§ **What you will do**:
Retype, exactly as they stand, the lines from the start of the data to the line that contains "(shopR) at (1481,172);", both ends included. Leave the pictures out.

§ **Source data**:
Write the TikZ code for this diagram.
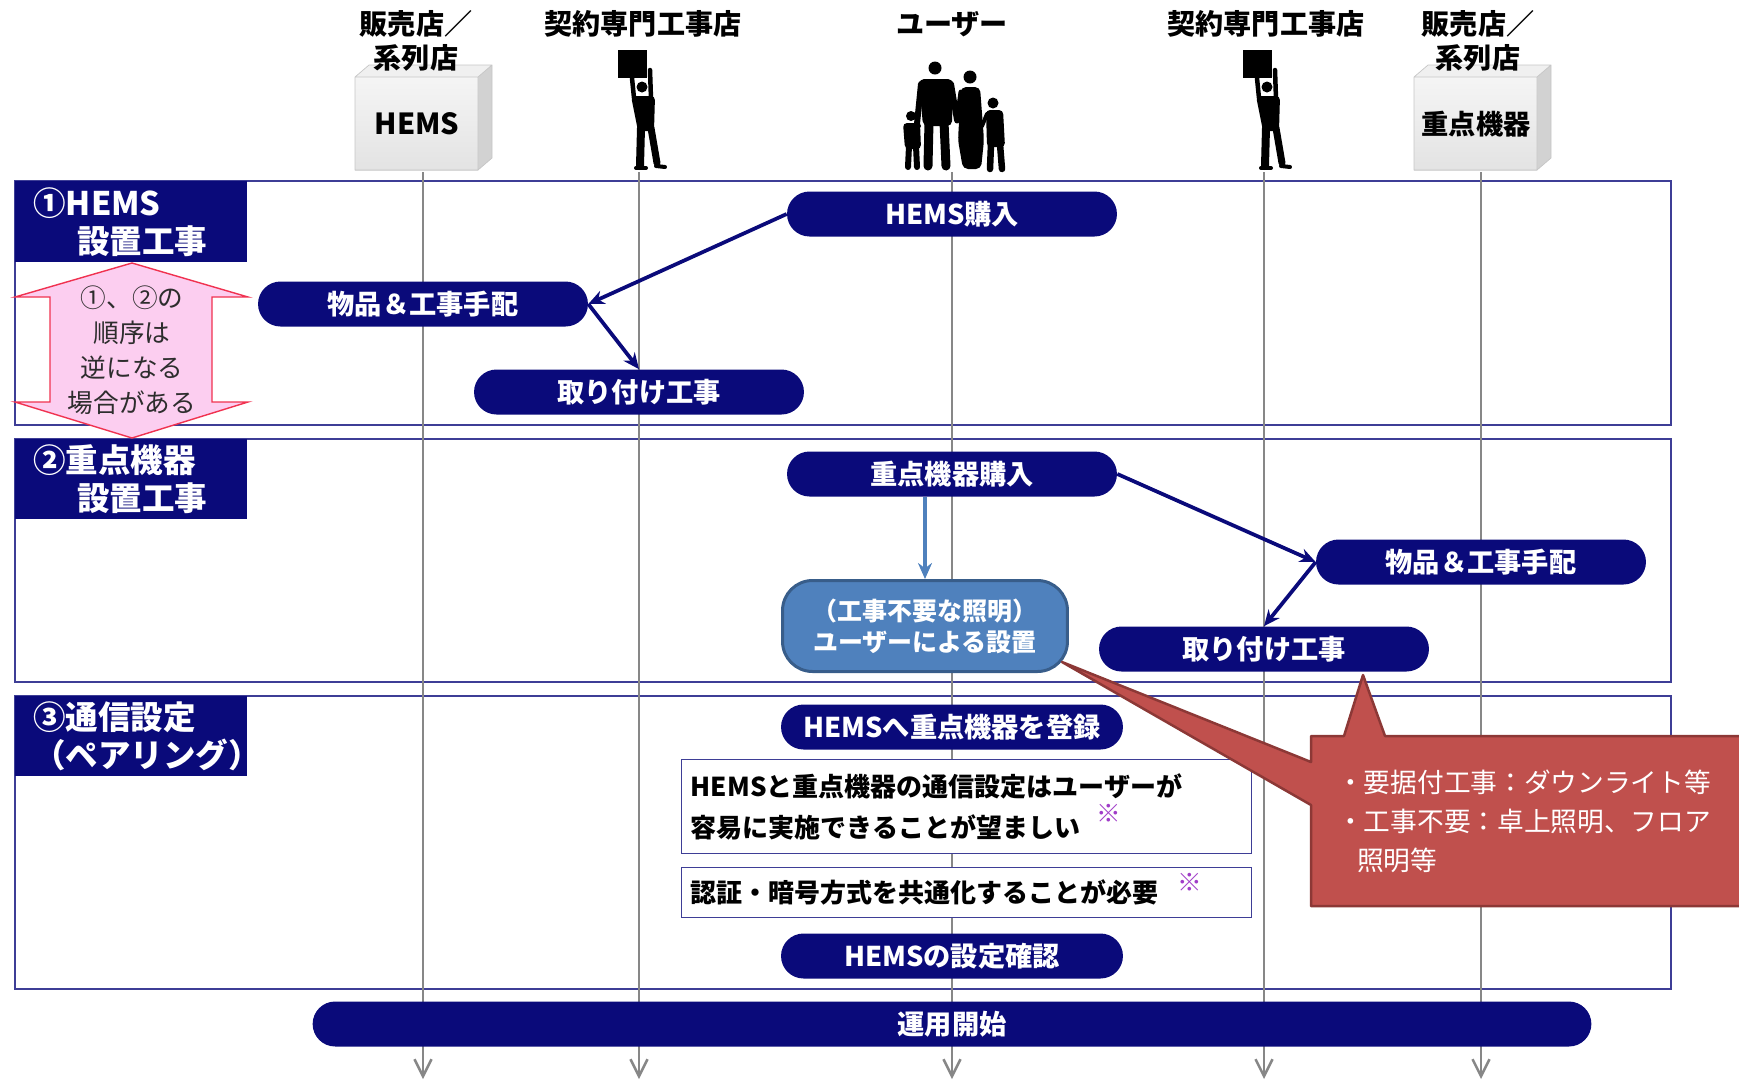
\documentclass[tikz,border=0pt]{standalone}
\usepackage{fontspec}
\setmainfont{Noto Sans CJK JP}
\usetikzlibrary{
  arrows.meta,
  shapes.misc
}

\definecolor{navyfill}{RGB}{10,10,122}
\definecolor{lanecol}{RGB}{62,62,150}
\definecolor{lifegray}{RGB}{135,135,135}
\definecolor{selfblue}{RGB}{79,129,189}
\definecolor{selfedge}{RGB}{56,93,138}
\definecolor{notered}{RGB}{192,80,77}
\definecolor{noteedge}{RGB}{140,56,54}
\definecolor{pinkfill}{RGB}{252,206,240}
\definecolor{pinkedge}{RGB}{240,50,80}
\definecolor{komecol}{RGB}{160,60,200}
\definecolor{darktext}{RGB}{45,45,45}

\begin{document}
\begin{tikzpicture}[x=0.02cm,y=-0.02cm,>=Stealth,
  pill/.style={rounded rectangle,fill=navyfill,text=white,
    font=\bfseries\fontsize{15.5}{18}\selectfont,
    minimum width=6.6cm,minimum height=0.9cm,inner sep=0pt},
  lane/.style={draw=lanecol,line width=1.1pt},
  lanelabel/.style={fill=navyfill,text=white,anchor=north west,
    font=\bfseries\fontsize{18.5}{21.6}\selectfont,
    text width=3.92cm,inner xsep=0.36cm,inner ysep=0pt,
    minimum height=1.62cm,align=left},
  who/.style={font=\bfseries\fontsize{16}{19.4}\selectfont,align=center},
  life/.style={draw=lifegray,line width=0.05cm,
    -{Straight Barb[length=0.34cm,width=0.34cm]}},
  flow/.style={draw=navyfill,line width=0.075cm,
    -{Stealth[length=0.32cm,width=0.28cm]}},
  notebox/.style={draw=lanecol,fill=white,line width=0.8pt,
    anchor=north west,align=left,inner xsep=0.18cm,inner ysep=0pt,
    text width=11.04cm,font=\bfseries\fontsize{14.8}{23.3}\selectfont},
  kome/.style={text=komecol,font=\mdseries\fontsize{14}{14}\selectfont},
  limb/.style={draw=black,line cap=round}
]

  \useasboundingbox (0,0) rectangle (1739,1083);

  % 工程ごとの枠
  \draw[lane] (15,181) rectangle (1671,425);
  \draw[lane] (15,439) rectangle (1671,682);
  \draw[lane] (15,696) rectangle (1671,989);

  % 立場ごとの縦線
  \coordinate (shopL) at (423,172);
  \coordinate (proL)  at (639,172);
  \coordinate (user)  at (952,172);
  \coordinate (proR)  at (1264,172);
  \coordinate (shopR) at (1481,172);

  \draw[life] (shopL) -- ++(0,907);
  \draw[life] (proL)  -- ++(0,907);
  \draw[life] (user)  -- ++(0,907);
  \draw[life] (proR)  -- ++(0,907);
  \draw[life] (shopR) -- ++(0,907);

  % 販売店（HEMS）
  \fill[gray!12] (355,77) -- (369,65) -- (492,65) -- (478,77) -- cycle;
  \fill[gray!35] (478,77) -- (492,65) -- (492,158) -- (478,170) -- cycle;
  \shade[top color=gray!8,bottom color=gray!22] (355,77) rectangle (478,170);
  \draw[gray!45,line width=0.4pt] (355,77) -- (369,65) -- (492,65) -- (492,158)
    -- (478,170) -- (355,170) -- cycle (355,77) -- (478,77) -- (492,65)
    (478,77) -- (478,170);
  \node[font=\bfseries\fontsize{16.5}{18}\selectfont] (hemsdev) at (417,124) {HEMS};

  % 販売店（重点機器）
  \fill[gray!12] (1414,77) -- (1428,65) -- (1551,65) -- (1537,77) -- cycle;
  \fill[gray!35] (1537,77) -- (1551,65) -- (1551,158) -- (1537,170) -- cycle;
  \shade[top color=gray!8,bottom color=gray!22] (1414,77) rectangle (1537,170);
  \draw[gray!45,line width=0.4pt] (1414,77) -- (1428,65) -- (1551,65) -- (1551,158)
    -- (1537,170) -- (1414,170) -- cycle (1414,77) -- (1537,77) -- (1551,65)
    (1537,77) -- (1537,170);
  \node[font=\bfseries\fontsize{15.5}{18}\selectfont] (keydev) at (1476,124) {重点機器};

  % 工事店（箱を持つ人）
  \begin{scope}[shift={(639,0)}]
    \fill (-21,50) rectangle (8,78);
    \fill (3,87) circle (5.5);
    \draw[limb,line width=0.09cm] (-7,78) -- (-5,98);
    \draw[limb,line width=0.09cm] (11,70) -- (12,99);
    \fill[rounded corners=0.08cm] (-8,96) -- (16,96) -- (15,131) -- (-1,131) -- cycle;
    \draw[limb,line width=0.16cm] (2,128) -- (1,166);
    \draw[limb,line width=0.14cm] (12,128) -- (18,163);
    \draw[limb,line width=0.08cm] (-3,168) -- (7,168);
    \draw[limb,line width=0.08cm] (17,166) -- (26,167);
  \end{scope}
  \begin{scope}[shift={(1264,0)}]
    \fill (-21,50) rectangle (8,78);
    \fill (3,87) circle (5.5);
    \draw[limb,line width=0.09cm] (-7,78) -- (-5,98);
    \draw[limb,line width=0.09cm] (11,70) -- (12,99);
    \fill[rounded corners=0.08cm] (-8,96) -- (16,96) -- (15,131) -- (-1,131) -- cycle;
    \draw[limb,line width=0.16cm] (2,128) -- (1,166);
    \draw[limb,line width=0.14cm] (12,128) -- (18,163);
    \draw[limb,line width=0.08cm] (-3,168) -- (7,168);
    \draw[limb,line width=0.08cm] (17,166) -- (26,167);
  \end{scope}

  % ユーザー（家族）
  \begin{scope}[shift={(952,0)}]
    % 父
    \fill (-17,68) circle (6.5);
    \fill[rounded corners=0.1cm] (-33,79) -- (1,79) -- (0,126) -- (-29,126) -- cycle;
    \draw[limb,line width=0.18cm] (-23,122) -- (-24,166);
    \draw[limb,line width=0.18cm] (-8,122) -- (-6,166);
    \draw[limb,line width=0.12cm] (-31,84) -- (-35,124);
    \draw[limb,line width=0.12cm] (-1,84) -- (5,120);
    % 母
    \fill (18,77) circle (6.5);
    \fill[rounded corners=0.1cm] (9,87) -- (28,87) -- (32,140) -- (29,169)
      -- (11,169) -- (6,140) -- cycle;
    \draw[limb,line width=0.1cm] (9,92) -- (5,121);
    % 子ども
    \fill (-41,116) circle (5);
    \fill[rounded corners=0.08cm] (-49,123) -- (-32,123) -- (-31,149) -- (-47,149) -- cycle;
    \draw[limb,line width=0.12cm] (-43,146) -- (-44,167);
    \draw[limb,line width=0.12cm] (-36,146) -- (-35,167);
    \draw[limb,line width=0.08cm] (-33,126) -- (-35,124);
    \fill (41,103) circle (5.5);
    \fill[rounded corners=0.08cm] (34,110) -- (51,110) -- (53,147) -- (35,147) -- cycle;
    \draw[limb,line width=0.13cm] (39,144) -- (38,169);
    \draw[limb,line width=0.13cm] (48,144) -- (50,169);
    \draw[limb,line width=0.08cm] (35,114) -- (30,126);
  \end{scope}

  % 立場の名前
  \node[who] (shopLtxt) at (416,41)  {販売店／\\系列店};
  \node[who] (proLtxt)  at (643,24)  {契約専門工事店};
  \node[who] (usertxt)  at (952,24)  {ユーザー};
  \node[who] (proRtxt)  at (1266,24) {契約専門工事店};
  \node[who] (shopRtxt) at (1478,41) {販売店／\\系列店};

  % 工程の見出し
  \node[lanelabel] (step1) at (15,181) {①HEMS\\\hspace*{1.35em}設置工事};
  \node[lanelabel,minimum height=1.6cm] (step2) at (15,439)
    {②重点機器\\\hspace*{1.35em}設置工事};
  \node[lanelabel,minimum height=1.6cm] (step3) at (15,696)
    {③通信設定\\（ペアリング）};

  % ①と②は入れ替わることがある
  \draw[draw=pinkedge,fill=pinkfill,line width=0.8pt]
    (132,263) -- (248,297) -- (212,297) -- (212,402) -- (248,402)
    -- (132,438) -- (15,402) -- (50,402) -- (50,297) -- (15,297) -- cycle;
  \node[text=darktext,align=center,font=\fontsize{14.6}{19.9}\selectfont]
    (ordernote) at (132,350) {①、②の\\順序は\\逆になる\\場合がある};

  % ① HEMS 設置工事
  \node[pill] (hemsbuy)  at (952,214) {HEMS購入};
  \node[pill] (order1)   at (423,304) {物品＆工事手配};
  \node[pill] (install1) at (639,392) {取り付け工事};

  \draw[flow] (hemsbuy.west) -- (order1.east);
  \draw[flow] (order1.east) -- (install1.north);

  % ② 重点機器設置工事
  \node[pill] (keybuy)   at (952,474)  {重点機器購入};
  \node[pill] (order2)   at (1481,562) {物品＆工事手配};
  \node[pill] (install2) at (1264,649) {取り付け工事};

  \node[fill=selfblue,draw=selfedge,line width=0.06cm,rounded corners=0.6cm,
    minimum width=5.7cm,minimum height=1.82cm,text=white,align=center,
    font=\bfseries\fontsize{14.2}{17.6}\selectfont]
    (selfinst) at (925,626) {（工事不要な照明）\\ユーザーによる設置};

  \draw[flow] (keybuy.east) -- (order2.west);
  \draw[flow] (order2.west) -- (install2.north);
  \draw[draw=selfblue,line width=0.07cm,-{Stealth[length=0.32cm,width=0.28cm]}]
    (keybuy.south -| selfinst.north) -- (selfinst.north);

  % ③ 通信設定（ペアリング）
  \node[pill,minimum width=6.84cm] (register) at (952,727) {HEMSへ重点機器を登録};
  \node[notebox,minimum width=11.4cm,minimum height=1.88cm] (easyset) at (681,759)
    {HEMSと重点機器の通信設定はユーザーが\\
     容易に実施できることが望ましい};
  \node[kome] (kome1) at (1109,813) {※};
  \node[notebox,minimum width=11.4cm,minimum height=1.0cm] (common) at (681,867)
    {認証・暗号方式を共通化することが必要};
  \node[kome] (kome2) at (1190,882) {※};
  \node[pill,minimum width=6.84cm] (check) at (952,956) {HEMSの設定確認};

  % 運用開始
  \node[pill,minimum width=25.58cm] (start) at (952,1024) {運用開始};

  % 照明の種類についての吹き出し
  \filldraw[fill=notered,draw=noteedge,line width=0.05cm,line join=round]
    (1311,736) -- (1344,736) -- (1363,675) -- (1385,736) -- (1745,736)
    -- (1745,906) -- (1311,906) -- (1311,805) -- (1062,662) -- (1311,762) -- cycle;
  \node[text=white,anchor=west,align=left,font=\fontsize{15.2}{22.2}\selectfont]
    (lightnote) at (1331,821)
    {・要据付工事：ダウンライト等\\・工事不要：卓上照明、フロア\\\hspace*{0.75em}照明等};

\end{tikzpicture}
\end{document}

§ **Expected output**:
Write the TikZ code for this diagram.
\documentclass[tikz,border=0pt]{standalone}
\usepackage{fontspec}
\setmainfont{Noto Sans CJK JP}
\usetikzlibrary{
  arrows.meta,
  shapes.misc
}

\definecolor{navyfill}{RGB}{10,10,122}
\definecolor{lanecol}{RGB}{62,62,150}
\definecolor{lifegray}{RGB}{135,135,135}
\definecolor{selfblue}{RGB}{79,129,189}
\definecolor{selfedge}{RGB}{56,93,138}
\definecolor{notered}{RGB}{192,80,77}
\definecolor{noteedge}{RGB}{140,56,54}
\definecolor{pinkfill}{RGB}{252,206,240}
\definecolor{pinkedge}{RGB}{240,50,80}
\definecolor{komecol}{RGB}{160,60,200}
\definecolor{darktext}{RGB}{45,45,45}

\begin{document}
\begin{tikzpicture}[x=0.02cm,y=-0.02cm,>=Stealth,
  pill/.style={rounded rectangle,fill=navyfill,text=white,
    font=\bfseries\fontsize{15.5}{18}\selectfont,
    minimum width=6.6cm,minimum height=0.9cm,inner sep=0pt},
  lane/.style={draw=lanecol,line width=1.1pt},
  lanelabel/.style={fill=navyfill,text=white,anchor=north west,
    font=\bfseries\fontsize{18.5}{21.6}\selectfont,
    text width=3.92cm,inner xsep=0.36cm,inner ysep=0pt,
    minimum height=1.62cm,align=left},
  who/.style={font=\bfseries\fontsize{16}{19.4}\selectfont,align=center},
  life/.style={draw=lifegray,line width=0.05cm,
    -{Straight Barb[length=0.34cm,width=0.34cm]}},
  flow/.style={draw=navyfill,line width=0.075cm,
    -{Stealth[length=0.32cm,width=0.28cm]}},
  notebox/.style={draw=lanecol,fill=white,line width=0.8pt,
    anchor=north west,align=left,inner xsep=0.18cm,inner ysep=0pt,
    text width=11.04cm,font=\bfseries\fontsize{14.8}{23.3}\selectfont},
  kome/.style={text=komecol,font=\mdseries\fontsize{14}{14}\selectfont},
  limb/.style={draw=black,line cap=round}
]

  \useasboundingbox (0,0) rectangle (1739,1083);

  % 工程ごとの枠
  \draw[lane] (15,181) rectangle (1671,425);
  \draw[lane] (15,439) rectangle (1671,682);
  \draw[lane] (15,696) rectangle (1671,989);

  % 立場ごとの縦線
  \coordinate (shopL) at (423,172);
  \coordinate (proL)  at (639,172);
  \coordinate (user)  at (952,172);
  \coordinate (proR)  at (1264,172);
  \coordinate (shopR) at (1481,172);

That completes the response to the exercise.